Whilst driving recently back from Manchester in the fairly heavy traffic on the M62. Cars to the left of me, trucks to the right (stuck in an (auto)mobile with you). Cars to the front and to the rear, all doing between 50 and 70 mph whilst jostling for position at the turn offs. It crossed my mind that some looney wants all this to be controlled by AI.
And you want this in three dimensions ?

INT21
 
... And you want this in three dimensions ? ...

Yeah - this is the bit that baffles me. Modern humans have amply demonstrated their inability to safely navigate and maneuver in two dimensions. What chance will they have with three at issue? :nails:
 

Despite appearances this must be a flying car; it has a clutch and a gear shift!

:plane: :omg: :omg::omg:
 
A feasible future flying car? Perhaps a good prototype to develope from.

I do not believe this exists, as a genuine commercial offering. And I am unconvinced as to precisely what it is we see depicted here.

This will not be on sale 'later this year'.

There are far too many similarly-produced videos of home-built/startup flying machines.

Let me emphasise a word from the sentence above. Videos. With multiple splice-edits and post-production tweaks...and more.

What I want to see, now, is a range of proper technical specifications.
  • Details on the energy density of the batteries versus flying range / endurance
  • Maximum all-up weight (including passenger weight-ranges).
  • Maxima in terms of cross-winds.
  • Mechanisms to automatically prevent exceeding a (safe) flight altitude.
  • Mechanisms used for ground/sea detection to assist auto-landing.
  • Auto ground proximity push-back for nap-of-earth flying.
  • Lift capacity per propellor/motor assembly.
  • Vehicle behaviour following total failure of all power.
  • Options for safety recovery systems eg ballistic....
  • Automous deconfliction and navigation systems

This so far is just tech-porn. It's like Google Glass. Something fractionally-beyond an aspiring prototype, but not a product.

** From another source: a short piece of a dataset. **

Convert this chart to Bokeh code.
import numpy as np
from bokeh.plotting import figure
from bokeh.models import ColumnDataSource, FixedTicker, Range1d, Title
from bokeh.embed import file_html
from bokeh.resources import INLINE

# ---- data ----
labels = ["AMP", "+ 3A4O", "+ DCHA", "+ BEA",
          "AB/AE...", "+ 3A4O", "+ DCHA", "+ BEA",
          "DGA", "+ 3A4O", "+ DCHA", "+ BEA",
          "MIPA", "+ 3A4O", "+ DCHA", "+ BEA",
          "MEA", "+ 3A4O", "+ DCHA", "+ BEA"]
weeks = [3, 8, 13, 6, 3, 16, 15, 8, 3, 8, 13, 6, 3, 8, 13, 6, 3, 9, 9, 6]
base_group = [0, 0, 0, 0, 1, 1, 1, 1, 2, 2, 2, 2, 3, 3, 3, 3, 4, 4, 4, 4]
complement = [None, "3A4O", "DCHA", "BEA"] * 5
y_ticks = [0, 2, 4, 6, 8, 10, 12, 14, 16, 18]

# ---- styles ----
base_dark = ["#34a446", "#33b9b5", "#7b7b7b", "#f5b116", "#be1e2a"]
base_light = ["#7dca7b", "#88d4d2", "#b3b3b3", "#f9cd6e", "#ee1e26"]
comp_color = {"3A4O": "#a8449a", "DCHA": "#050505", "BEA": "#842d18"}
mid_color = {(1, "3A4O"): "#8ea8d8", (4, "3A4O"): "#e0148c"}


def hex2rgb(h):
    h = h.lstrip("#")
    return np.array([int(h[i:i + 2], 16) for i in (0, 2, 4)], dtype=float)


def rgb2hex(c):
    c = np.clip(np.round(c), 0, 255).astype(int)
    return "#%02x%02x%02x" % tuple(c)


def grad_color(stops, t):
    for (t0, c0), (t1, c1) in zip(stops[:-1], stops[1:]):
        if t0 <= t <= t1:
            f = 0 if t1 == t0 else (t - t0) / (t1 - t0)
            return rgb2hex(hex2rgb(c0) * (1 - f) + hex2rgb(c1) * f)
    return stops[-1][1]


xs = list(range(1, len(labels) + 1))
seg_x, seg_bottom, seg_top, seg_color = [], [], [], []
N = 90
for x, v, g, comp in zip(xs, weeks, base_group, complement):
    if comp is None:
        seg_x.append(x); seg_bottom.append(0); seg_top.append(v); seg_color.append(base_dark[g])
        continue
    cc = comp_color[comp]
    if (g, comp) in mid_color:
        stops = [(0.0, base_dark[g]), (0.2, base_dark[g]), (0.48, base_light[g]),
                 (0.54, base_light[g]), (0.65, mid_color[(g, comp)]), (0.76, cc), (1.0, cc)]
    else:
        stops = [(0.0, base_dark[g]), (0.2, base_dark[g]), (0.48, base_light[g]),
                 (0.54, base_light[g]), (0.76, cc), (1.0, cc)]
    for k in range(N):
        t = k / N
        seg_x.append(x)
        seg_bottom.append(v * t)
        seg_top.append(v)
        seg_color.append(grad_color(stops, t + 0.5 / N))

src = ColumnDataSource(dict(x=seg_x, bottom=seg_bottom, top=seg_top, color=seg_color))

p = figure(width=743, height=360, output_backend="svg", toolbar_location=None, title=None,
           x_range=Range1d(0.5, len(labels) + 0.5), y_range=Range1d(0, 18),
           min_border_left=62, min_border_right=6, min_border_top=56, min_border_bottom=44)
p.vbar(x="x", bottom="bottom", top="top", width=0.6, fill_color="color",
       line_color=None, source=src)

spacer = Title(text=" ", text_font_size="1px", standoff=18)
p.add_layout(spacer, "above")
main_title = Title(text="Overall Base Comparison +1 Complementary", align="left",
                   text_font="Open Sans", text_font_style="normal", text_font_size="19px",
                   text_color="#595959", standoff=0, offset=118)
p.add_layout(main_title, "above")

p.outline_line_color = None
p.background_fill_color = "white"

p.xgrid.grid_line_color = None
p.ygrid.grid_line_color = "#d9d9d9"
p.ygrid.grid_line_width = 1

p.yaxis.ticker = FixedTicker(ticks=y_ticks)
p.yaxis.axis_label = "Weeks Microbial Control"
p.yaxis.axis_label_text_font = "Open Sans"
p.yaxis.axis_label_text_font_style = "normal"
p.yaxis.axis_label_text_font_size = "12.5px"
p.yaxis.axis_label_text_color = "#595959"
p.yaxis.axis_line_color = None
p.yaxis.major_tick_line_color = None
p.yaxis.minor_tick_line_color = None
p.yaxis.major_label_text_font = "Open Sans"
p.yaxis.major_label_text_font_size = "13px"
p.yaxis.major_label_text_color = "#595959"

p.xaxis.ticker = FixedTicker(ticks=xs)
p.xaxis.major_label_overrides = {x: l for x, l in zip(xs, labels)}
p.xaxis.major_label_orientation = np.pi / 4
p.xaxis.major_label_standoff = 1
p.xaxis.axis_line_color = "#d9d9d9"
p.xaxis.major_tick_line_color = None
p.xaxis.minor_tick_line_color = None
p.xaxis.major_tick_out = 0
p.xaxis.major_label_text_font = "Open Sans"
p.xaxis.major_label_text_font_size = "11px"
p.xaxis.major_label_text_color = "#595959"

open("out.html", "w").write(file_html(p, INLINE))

Fictional tantalising quasi-concept demonstrators, that are little more than visual marketing exploits.

I would be among the first be all over this, if it were a tangible reality. But it doesn't convince me at all.

And I'm unsure what is really going on, here, beyond social stimulation and distraction.
 
Quite, these non-stories crop up all the time. Which doesn't mean that someone hasn't invented a lightweight material or clever electric motor or whatever.
 
An 2015 interview with Paul Moller, President of Moller International and the inventor of the modern Flying Car – known as the Moller Skycar, joins David to discuss his development, and the challenges represented by the idea of flying cars.

 
It looks so cool. But! All those years in development, and I don't think I have ever seen a video of it flying untethered.
Some people have accused Moller of just using it as a way of attracting investment.
 
It looks so cool. But! All those years in development, and I don't think I have ever seen a video of it flying untethered.
Some people have accused Moller of just using it as a way of attracting investment.

He says in the interview that he has personally piloted it at an altitude 'high enough to kill himself', but I confess that he set of my dissembling & obfuscation-radar more than once in his replies.
 
He says in the interview that he has personally piloted it at an altitude 'high enough to kill himself', but I confess that he set of my dissembling & obfuscation-radar more than once in his replies.
Yeah, he said '100 feet', but then he said 'even 10 feet was dangerous'. I'd want to fly it higher than 10 feet off the ground. I think there are some serious issues with the design that he's not acknowledging or revealing to the public.
 
Here's another one. Not so much a flying car as a passenger carrying drone.

2 seater, 18 motors, & parachutes just in case! Only 30 minute flight time, being tested in Dubai. Never going to be any use in crowded areas though.

The-flying-taxi-is-seen-in-Dubai.jpg
 
Only any use as an 'emergency bailout from tall building' vehicle.
 
Awesome. They can do it over there because they're a bit lax with regulation.
It'll be a long time before these things are authorised in Europe or the USA.